National Cybersecurity Awareness Month, Part 3: Top 6 Ways to Detect and Respond to Security Threats

October 19, 2016 Arctic Wolf Networks


The NCSAM themes of weeks one and two were apt, but in light of recent events, week three’s theme, “Recognizing and Combating Cybercrime,” is especially poignant.

In September, more than 500 million Yahoo! customer accounts were found to have been compromised, marking one of the largest data breaches on record. Astoundingly, the initial infiltration took place in 2014, meaning two years passed before Yahoo! caught wind of the intrusion.

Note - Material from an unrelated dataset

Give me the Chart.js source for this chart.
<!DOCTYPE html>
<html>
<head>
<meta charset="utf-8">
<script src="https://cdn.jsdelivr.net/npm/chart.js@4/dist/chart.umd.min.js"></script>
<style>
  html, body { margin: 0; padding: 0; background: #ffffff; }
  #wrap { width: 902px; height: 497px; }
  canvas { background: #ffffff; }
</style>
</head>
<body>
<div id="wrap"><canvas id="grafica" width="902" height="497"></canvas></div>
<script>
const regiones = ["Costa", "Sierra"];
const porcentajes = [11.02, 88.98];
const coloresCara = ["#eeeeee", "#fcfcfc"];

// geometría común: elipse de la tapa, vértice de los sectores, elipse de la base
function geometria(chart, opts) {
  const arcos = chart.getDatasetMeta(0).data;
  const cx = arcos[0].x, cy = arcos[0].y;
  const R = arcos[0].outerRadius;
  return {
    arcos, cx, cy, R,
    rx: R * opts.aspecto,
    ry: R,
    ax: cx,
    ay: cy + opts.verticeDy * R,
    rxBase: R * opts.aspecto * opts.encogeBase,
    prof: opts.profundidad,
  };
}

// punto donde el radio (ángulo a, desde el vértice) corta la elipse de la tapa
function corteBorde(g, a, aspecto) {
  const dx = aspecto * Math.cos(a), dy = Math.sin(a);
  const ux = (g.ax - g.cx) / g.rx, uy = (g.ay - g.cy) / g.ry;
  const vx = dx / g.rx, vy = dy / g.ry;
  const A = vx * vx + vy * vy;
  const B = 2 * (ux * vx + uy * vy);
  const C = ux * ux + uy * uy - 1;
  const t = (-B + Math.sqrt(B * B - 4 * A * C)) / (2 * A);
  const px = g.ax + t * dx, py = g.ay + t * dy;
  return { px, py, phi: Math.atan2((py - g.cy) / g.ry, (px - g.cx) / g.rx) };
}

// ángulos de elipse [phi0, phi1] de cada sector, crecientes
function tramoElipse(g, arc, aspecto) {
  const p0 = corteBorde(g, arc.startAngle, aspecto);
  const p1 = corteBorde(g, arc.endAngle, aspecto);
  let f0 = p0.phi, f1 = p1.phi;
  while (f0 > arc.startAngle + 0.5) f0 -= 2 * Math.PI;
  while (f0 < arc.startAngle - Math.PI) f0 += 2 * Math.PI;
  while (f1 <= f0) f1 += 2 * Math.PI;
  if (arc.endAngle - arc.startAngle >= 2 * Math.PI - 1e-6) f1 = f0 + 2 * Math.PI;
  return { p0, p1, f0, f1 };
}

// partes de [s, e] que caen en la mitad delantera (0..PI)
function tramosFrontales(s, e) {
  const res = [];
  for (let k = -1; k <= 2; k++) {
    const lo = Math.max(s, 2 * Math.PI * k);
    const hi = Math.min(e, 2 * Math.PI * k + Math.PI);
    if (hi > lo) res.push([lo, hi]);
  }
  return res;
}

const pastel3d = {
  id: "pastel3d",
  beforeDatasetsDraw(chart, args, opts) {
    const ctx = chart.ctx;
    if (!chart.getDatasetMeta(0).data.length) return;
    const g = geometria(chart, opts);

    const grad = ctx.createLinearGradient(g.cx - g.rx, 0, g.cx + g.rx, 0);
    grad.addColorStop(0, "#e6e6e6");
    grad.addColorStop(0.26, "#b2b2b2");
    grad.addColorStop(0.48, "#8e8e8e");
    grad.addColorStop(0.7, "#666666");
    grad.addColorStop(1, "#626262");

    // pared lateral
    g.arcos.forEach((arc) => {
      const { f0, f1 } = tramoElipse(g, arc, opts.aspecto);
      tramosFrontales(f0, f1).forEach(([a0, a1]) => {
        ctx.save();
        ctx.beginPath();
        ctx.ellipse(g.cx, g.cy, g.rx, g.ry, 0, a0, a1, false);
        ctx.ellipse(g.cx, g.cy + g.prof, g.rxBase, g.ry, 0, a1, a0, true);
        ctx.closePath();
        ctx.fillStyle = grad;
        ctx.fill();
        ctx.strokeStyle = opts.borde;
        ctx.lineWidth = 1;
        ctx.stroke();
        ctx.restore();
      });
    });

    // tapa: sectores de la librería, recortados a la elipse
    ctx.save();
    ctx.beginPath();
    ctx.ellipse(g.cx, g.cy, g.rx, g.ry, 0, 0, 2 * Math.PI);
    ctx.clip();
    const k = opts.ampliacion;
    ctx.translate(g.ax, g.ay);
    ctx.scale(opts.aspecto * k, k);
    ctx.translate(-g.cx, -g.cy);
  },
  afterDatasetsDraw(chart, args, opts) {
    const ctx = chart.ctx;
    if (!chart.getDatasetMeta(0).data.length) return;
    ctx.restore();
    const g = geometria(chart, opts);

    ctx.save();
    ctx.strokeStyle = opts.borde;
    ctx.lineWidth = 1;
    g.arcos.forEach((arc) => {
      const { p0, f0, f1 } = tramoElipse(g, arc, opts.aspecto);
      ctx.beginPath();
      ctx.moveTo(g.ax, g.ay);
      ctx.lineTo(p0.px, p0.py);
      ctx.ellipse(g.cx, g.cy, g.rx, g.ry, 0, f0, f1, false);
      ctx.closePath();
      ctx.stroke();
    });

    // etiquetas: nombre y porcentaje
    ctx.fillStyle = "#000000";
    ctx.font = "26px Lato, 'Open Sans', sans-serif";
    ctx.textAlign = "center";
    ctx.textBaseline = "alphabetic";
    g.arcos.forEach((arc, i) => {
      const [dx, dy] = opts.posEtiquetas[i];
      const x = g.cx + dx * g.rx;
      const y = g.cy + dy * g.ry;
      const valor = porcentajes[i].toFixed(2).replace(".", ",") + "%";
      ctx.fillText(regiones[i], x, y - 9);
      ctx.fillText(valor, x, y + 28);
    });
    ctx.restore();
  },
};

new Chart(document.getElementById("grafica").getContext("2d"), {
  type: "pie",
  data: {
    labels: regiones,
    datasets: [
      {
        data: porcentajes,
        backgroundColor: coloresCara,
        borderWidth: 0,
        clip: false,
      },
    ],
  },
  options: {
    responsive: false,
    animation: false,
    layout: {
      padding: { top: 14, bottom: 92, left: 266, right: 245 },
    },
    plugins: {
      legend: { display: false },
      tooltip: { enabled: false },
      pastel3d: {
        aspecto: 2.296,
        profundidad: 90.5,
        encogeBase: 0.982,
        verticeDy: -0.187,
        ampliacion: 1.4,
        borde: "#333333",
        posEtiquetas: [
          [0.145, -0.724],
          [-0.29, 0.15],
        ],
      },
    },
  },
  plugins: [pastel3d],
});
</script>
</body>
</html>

What’s more, it took an additional two months for the internet media giant to disclose the breach, and their indecent response clearly left much to be desired.

If nothing else, the event serves as an example of how challenging threat detection and response is even for large companies. In the spirit of NCSAM, let’s look at the top ways to detect and respond to cyberthreats in your organization.


  1. 24/7/365 Real-time monitoring: Cybercrime never sleeps, and neither can your organization’s threat detection strategy. Up-to-the-second details about activity on your network are the only way that threats can be caught before they cause serious damage. After all, it only takes three seconds for many forms of ransomware to start encrypting data once downloaded. It’s vital, then, that your organization has a network monitoring tool or service in place to identify threats the moment they arise.
  2. Threat analysis: The problem that traditional network monitoring tools such as security information and event management pose is their inability to sift out false positives effectively. To really be able to tell the sheep from the wolves, it’s important to a use a combination of analytics and human expertise.
  3. Automatic alerting: Every organization needs to establish a framework that ensures the appropriate stakeholders are notified immediately when threats are of a certain caliber or level of progression. The sooner the right people are notified of an incident, the more swiftly and efficiently they can respond to it.
The fist step to recognizing cybercrime is having a framework in place to detect threats.


  1. Create an incident response plan: Quick thinking is vital in any cyberthreat scenario, but no amount of reflexiveness compares with preparedness. Organizations must assign response roles to department heads, managers and, to an extent, even the lines of business. Each individual in a company needs to know what his or her role is in responding to a cyberthreat, and this demands that they be educated on these protocols ahead of time.
  2. Remediate the threat: An organization’s first priority should be to contain the current threat. If there has been a data breach, pinpoint the source of exfiltration and plug it. If ransomware or other malware has gotten onto the network, quarantine the affected systems. These responses should not be knee-jerk reactions, but rather, the application of a premeditated course of action. Just like a slow response can result in greater damage, rash or desperate reactions reduce the likelihood of a swift, smooth remediation.
  3. Employ damage control: Some threats are nipped in the bud without any casualties. Others, however, will incur damages that need to be addressed right away. It’s important that an organization’s chief information security officer of other predesignated IT manager inform the CEO of any losses. From here, the CEO can then update other stakeholders tactfully, and in such a way that will not incite alarm, but will instead quell the most immediate concerns. Doing so successfully will require anticipation of what these concerns might consist of, and a discussion for how they can be best addressed.


Achieving all of the above by relying solely on in-house expertise is much easier said than done, which is why so many mid-market organizations are now turning to managed detection and response (MDR) services. Unlike the security information and event management (SIEM) software of old, MDR provides a security operation center that is supported by the knowledge and expertise of dedicated security engineers. These professionals can essentially act as consultants that use a combination of analytics and qualitative cybersecurity assessments to enhance your organization’s overall detection and response strategy, and ultimately cultivate a culture of cybersecurity awareness.